Fans pay a reservation fee at a point during the season to buy a Super Bowl ticket at face value. The fee fluctuates based on the possibility of the team making the final game. Only if the fan’s team makes it does the fan get to buy the ticket. If the team doesn’t make it, the reservation fee is lost.

Last week, the fee to book a San Diego Chargers Super Bowl ticket was around $350, far higher than earlier in November when the company’s site for the game launched — and when the Chargers weren’t one of only eight teams still playing that could reach the Super Bowl. For a top contender like the Denver Broncos, the fee was much higher: more than $1,800.

Last year, when the Orange Bowl hosted the BCS National Championship Game, it earned a sum amounting to $600 over face value for each of the 2,600 tickets it sold through Harmon’s options market, said Michael Saks, the bowl’s chief operating officer. That represents the money that came from fans who participated in the market by paying the reservation fees.

“We would have done more, but we ran out of capacity,” said Saks, noting that season-ticket holders at Sun Life Stadium (home of the Miami Dolphins and the venue that hosted the game) had first claim on the seats. “I would have put 10,000 tickets out there if I could have.”

Forward Market Media, which also ran options markets for this year’s BCS title game and Sugar Bowl, has a few hundred Super Bowl tickets it acquired through Ludus Tours.

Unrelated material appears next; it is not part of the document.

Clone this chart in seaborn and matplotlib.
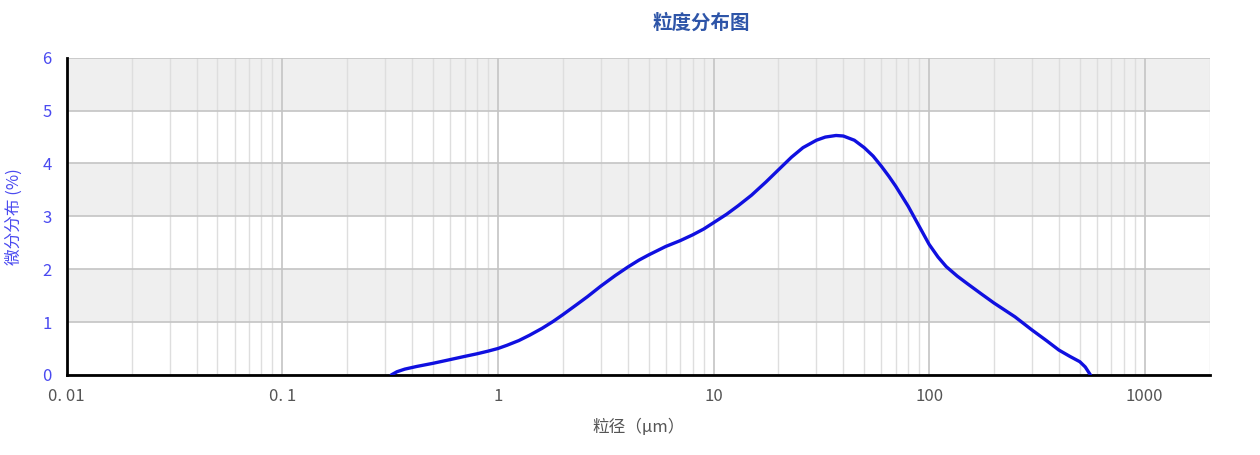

Fans can buy an option on the tour operator website, or at nynj.teamtix.com. Fans considering a trip to New York for the game also can buy options on hotel rooms, Broadway plays, the annual pre-Super Bowl Maxim Party, and even tickets to the New York Knicks’ game against Miami the night before the Super Bowl.

Since the site went live in late November there have been 325,000 unique visitors, 2.1 million page views and 6,066 transactions.

The NFL declined to comment on the venture, but sources close to the league said the idea of a forward market for Super Bowl tickets isn’t something the league hasn’t considered itself. The concept was kicked around in the mid-2000s, one source said, but rejected for fear of alienating fans who lost their reservation fees. The NFL also doesn’t like fans buying Super Bowl tickets through anyone other than the league or Ticketmaster, its official ticket exchange.

Harmon believes all the obstacles can be overcome, noting that an options market also would be a way to collect data on fans that would be useful to NFL brand partners. The company has done research that shows if 5,000 Super Bowl tickets were sold through the forward market, it would generate $34 million above and beyond face value. Getting to half a billion dollars would require all tickets to the game being sold this way, and while that would seem implausible, the possibility of more than 5,000 tickets being sold this way or hotel stays and tickets to other events being packaged with game tickets offers a glimpse at how this kind of revenue stream could increase.

After the Super Bowl, the next big thing for Forward Market Media is options for the Final Four, then hammering out a final agreement with the College Football Playoff, the new final of college football that will make its debut after the 2014 season.